>>

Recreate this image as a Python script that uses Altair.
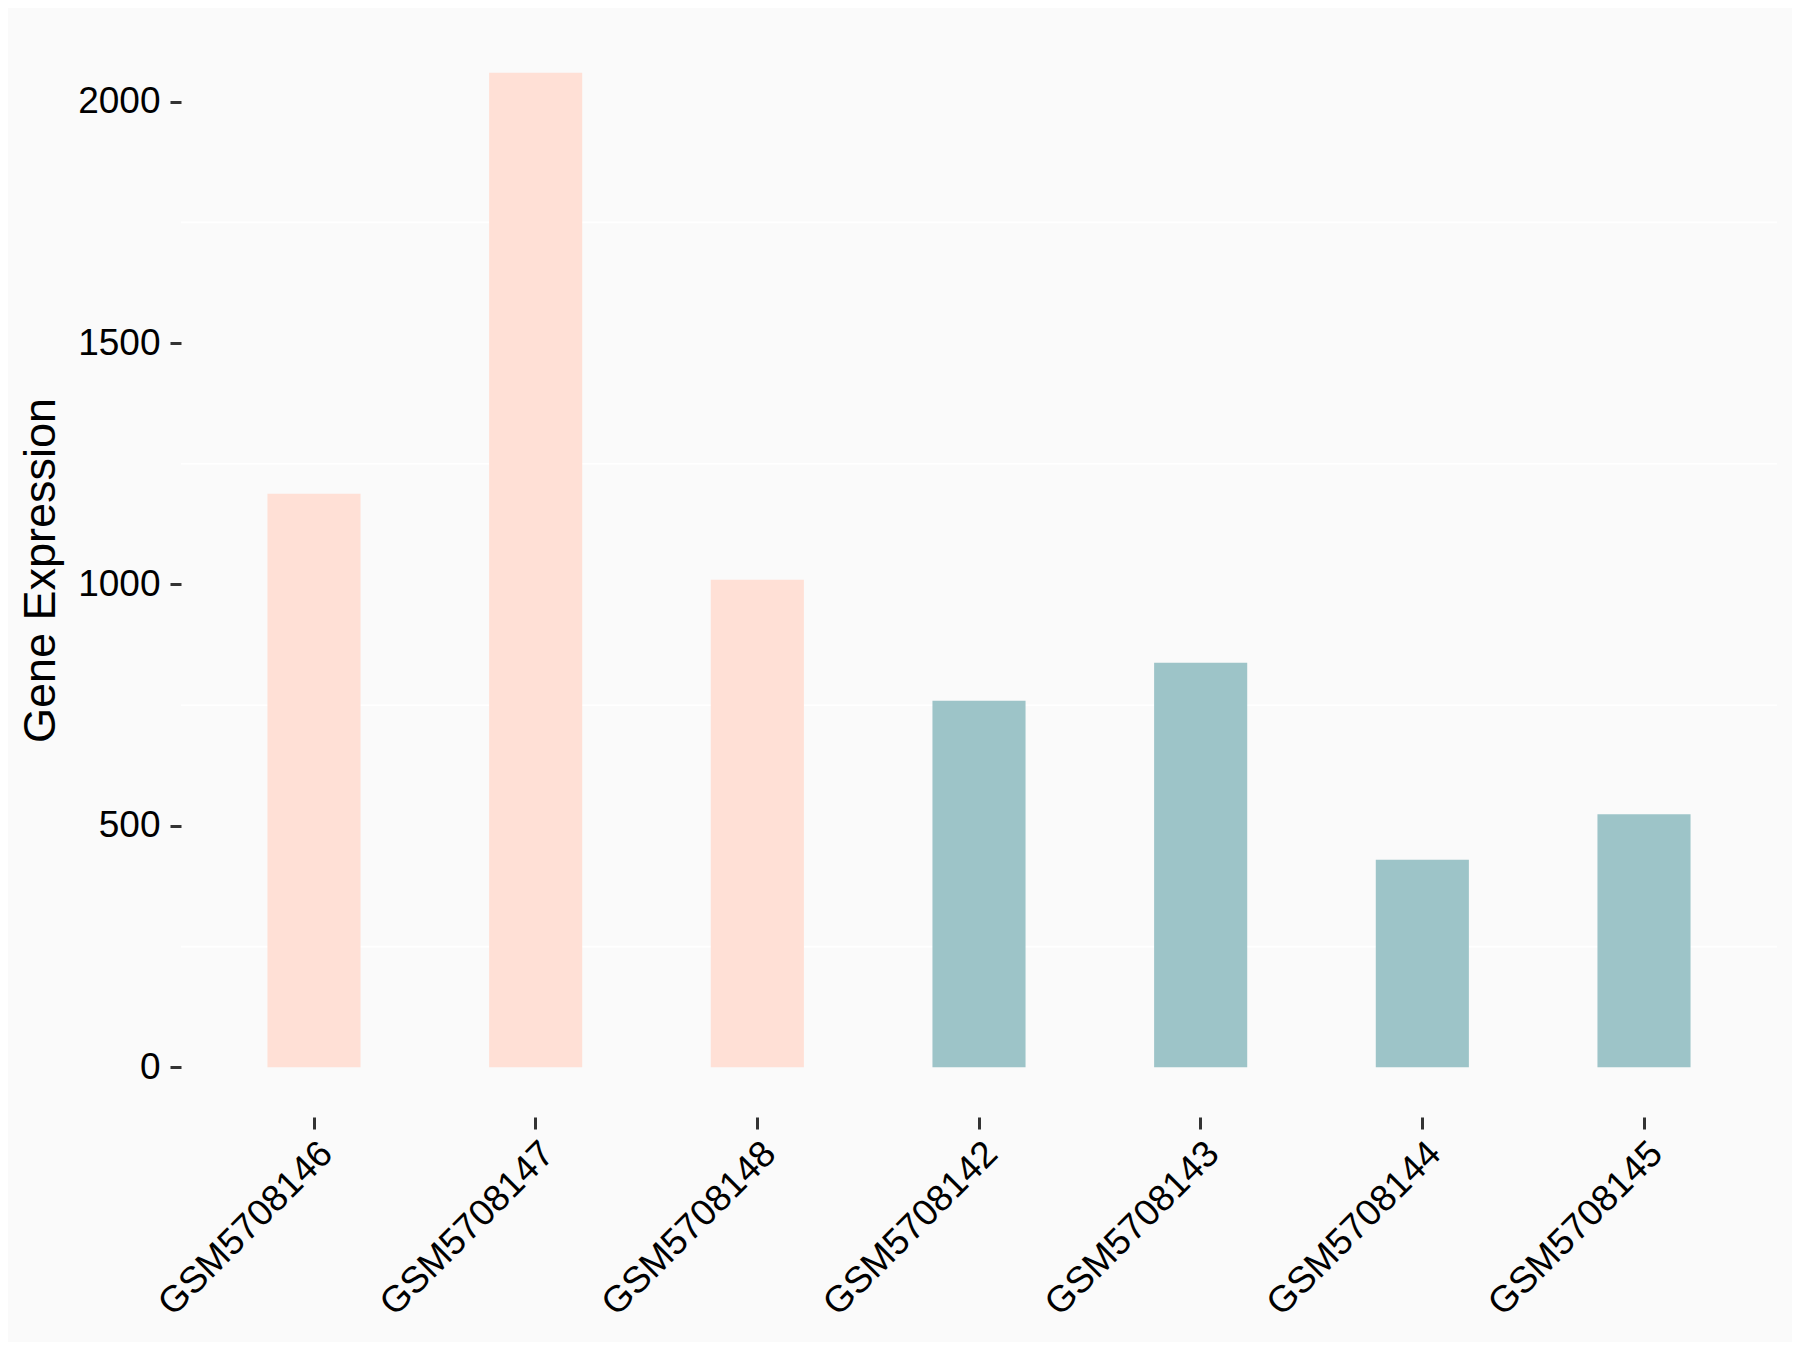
import altair as alt
import pandas as pd

samples = ["GSM5708146", "GSM5708147", "GSM5708148", "GSM5708142",
           "GSM5708143", "GSM5708144", "GSM5708145"]
expression = [1188, 2060, 1010, 759, 838, 430, 524]
groups = ["A", "A", "A", "B", "B", "B", "B"]
group_colors = ["#FFE0D6", "#9DC4C8"]
y_ticks = [0, 500, 1000, 1500, 2000]
minor_grid = [250, 750, 1250, 1750]

df = pd.DataFrame({"sample": samples, "value": expression, "group": groups})
grid_df = pd.DataFrame({"g": minor_grid})

y_scale = alt.Scale(domain=[-103, 2163], nice=False, zero=False)

grid = alt.Chart(grid_df).mark_rule(color="#FFFFFF", strokeWidth=1.6).encode(
    y=alt.Y("g:Q", scale=y_scale)
)

bars = alt.Chart(df).mark_bar().encode(
    x=alt.X("sample:N", sort=samples, title=None,
            scale=alt.Scale(paddingInner=0.58, paddingOuter=0.39),
            axis=alt.Axis(labelAngle=-45, labelAlign="right", labelBaseline="top",
                          labelFontSize=37, labelColor="#000000", labelFont="Liberation Sans",
                          tickColor="#333333", tickWidth=3, tickSize=12, domain=False,
                          labelPadding=6, grid=False, labelLimit=0)),
    y=alt.Y("value:Q", scale=y_scale, title="Gene Expression",
            axis=alt.Axis(values=y_ticks, format="d", labelFontSize=37, labelColor="#000000",
                          labelFont="Liberation Sans", tickColor="#333333", tickWidth=3,
                          tickSize=11, domain=False, grid=False, labelPadding=10,
                          titleFontSize=45, titleFont="Liberation Sans", titleFontWeight="normal",
                          titleColor="#000000", titlePadding=14)),
    color=alt.Color("group:N", scale=alt.Scale(domain=["A", "B"], range=group_colors),
                    legend=None),
)

chart = alt.layer(grid, bars).properties(
    width=1596, height=1094,
    autosize=alt.AutoSizeParams(type="none"),
    padding={"left": 173, "top": 15, "right": 15, "bottom": 225},
    background="#FAFAFA",
).configure_view(stroke=None, fill="#FAFAFA")

chart.save("out.html", embed_options={"renderer": "svg", "actions": False})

<<

** Directions for this task **
Give an exact reproduction of every line, leaving out any picture.

** Written answer **
Recreate this image as a Python script that uses Altair.
import altair as alt
import pandas as pd

samples = ["GSM5708146", "GSM5708147", "GSM5708148", "GSM5708142",
           "GSM5708143", "GSM5708144", "GSM5708145"]
expression = [1188, 2060, 1010, 759, 838, 430, 524]
groups = ["A", "A", "A", "B", "B", "B", "B"]
group_colors = ["#FFE0D6", "#9DC4C8"]
y_ticks = [0, 500, 1000, 1500, 2000]
minor_grid = [250, 750, 1250, 1750]

df = pd.DataFrame({"sample": samples, "value": expression, "group": groups})
grid_df = pd.DataFrame({"g": minor_grid})

y_scale = alt.Scale(domain=[-103, 2163], nice=False, zero=False)

grid = alt.Chart(grid_df).mark_rule(color="#FFFFFF", strokeWidth=1.6).encode(
    y=alt.Y("g:Q", scale=y_scale)
)

bars = alt.Chart(df).mark_bar().encode(
    x=alt.X("sample:N", sort=samples, title=None,
            scale=alt.Scale(paddingInner=0.58, paddingOuter=0.39),
            axis=alt.Axis(labelAngle=-45, labelAlign="right", labelBaseline="top",
                          labelFontSize=37, labelColor="#000000", labelFont="Liberation Sans",
                          tickColor="#333333", tickWidth=3, tickSize=12, domain=False,
                          labelPadding=6, grid=False, labelLimit=0)),
    y=alt.Y("value:Q", scale=y_scale, title="Gene Expression",
            axis=alt.Axis(values=y_ticks, format="d", labelFontSize=37, labelColor="#000000",
                          labelFont="Liberation Sans", tickColor="#333333", tickWidth=3,
                          tickSize=11, domain=False, grid=False, labelPadding=10,
                          titleFontSize=45, titleFont="Liberation Sans", titleFontWeight="normal",
                          titleColor="#000000", titlePadding=14)),
    color=alt.Color("group:N", scale=alt.Scale(domain=["A", "B"], range=group_colors),
                    legend=None),
)

chart = alt.layer(grid, bars).properties(
    width=1596, height=1094,
    autosize=alt.AutoSizeParams(type="none"),
    padding={"left": 173, "top": 15, "right": 15, "bottom": 225},
    background="#FAFAFA",
).configure_view(stroke=None, fill="#FAFAFA")

chart.save("out.html", embed_options={"renderer": "svg", "actions": False})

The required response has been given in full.